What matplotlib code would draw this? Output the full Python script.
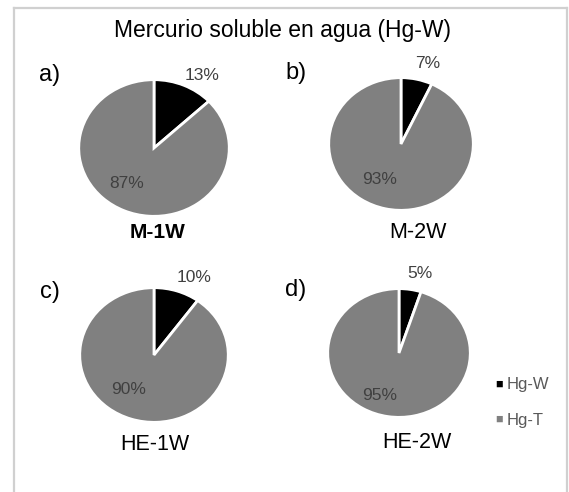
import matplotlib.pyplot as plt
from matplotlib.lines import Line2D

plt.rcParams['font.family'] = ['Liberation Sans', 'DejaVu Sans']

# data
title = 'Mercurio soluble en agua (Hg-W)'
series = ['Hg-W', 'Hg-T']
colors = ['#000000', '#808080']
panels = ['a)', 'b)', 'c)', 'd)']
samples = ['M-1W', 'M-2W', 'HE-1W', 'HE-2W']
hg_w = [13, 7, 10, 5]
hg_t = [87, 93, 90, 95]

W, H = 569, 492
fig = plt.figure(figsize=(W / 100, H / 100), dpi=100)


def fx(x):
    return x / W


def fy(y):
    return 1 - y / H


# pie placement in pixels: centre x, centre y, radius x, radius y
layout = [(154, 148, 76, 69), (401, 144, 73, 67),
          (154, 355, 75, 68), (399, 353, 72, 65)]
# text positions in pixels
panel_pos = [(50, 75), (296, 73), (50, 292), (296, 290)]
small_pos = [(202, 75), (428, 63), (194, 278), (420, 273)]
big_pos = [(127, 184), (380, 179), (129, 390), (380, 395)]
name_pos = [(158, 232), (418, 233), (155, 445), (417, 443)]

for i in range(4):
    cx, cy, rx, ry = layout[i]
    ax = fig.add_axes([fx(cx - rx), fy(cy + ry), 2 * rx / W, 2 * ry / H])
    ax.pie([hg_w[i], hg_t[i]], colors=colors, startangle=90, counterclock=False,
           wedgeprops=dict(edgecolor='white', linewidth=2))
    ax.set_aspect('auto')
    ax.set_xlim(-1.01, 1.01)
    ax.set_ylim(-1.01, 1.01)
    ax.axis('off')

    fig.text(fx(panel_pos[i][0]), fy(panel_pos[i][1]), panels[i],
             ha='center', va='center', fontsize=17, color='#000000')
    fig.text(fx(small_pos[i][0]), fy(small_pos[i][1]), f'{hg_w[i]}%',
             ha='center', va='center', fontsize=12.5, color='#404040')
    fig.text(fx(big_pos[i][0]), fy(big_pos[i][1]), f'{hg_t[i]}%',
             ha='center', va='center', fontsize=12.5, color='#404040')
    fig.text(fx(name_pos[i][0]), fy(name_pos[i][1]), samples[i],
             ha='center', va='center', color='#000000',
             fontsize=15 if i == 0 else 15.5,
             fontweight='bold' if i == 0 else 'normal')

fig.text(fx(283), fy(30), title, ha='center', va='center', fontsize=16.5,
         color='#000000')

# legend
leg_y = [385, 420]
for name, col, y in zip(series, colors, leg_y):
    fig.text(fx(499), fy(y), '\u25a0', ha='center', va='center', fontsize=9,
             color=col)
    fig.text(fx(507), fy(y), name, ha='left', va='center', fontsize=12,
             color='#595959')

# outer frame (open at the bottom)
frame = dict(color='#d0d0d0', linewidth=1.6, transform=fig.transFigure)
fig.add_artist(Line2D([fx(14), fx(14)], [0, fy(8)], **frame))
fig.add_artist(Line2D([fx(14), fx(567)], [fy(8), fy(8)], **frame))
fig.add_artist(Line2D([fx(567), fx(567)], [0, fy(8)], **frame))

fig.savefig('out.png', dpi=100)
plt.close(fig)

....................

◆ Problem details
From the data above, pick out each line containing "matplotlib" and copy it.

◆ Complete answer
What matplotlib code would draw this? Output the full Python script.
import matplotlib.pyplot as plt
from matplotlib.lines import Line2D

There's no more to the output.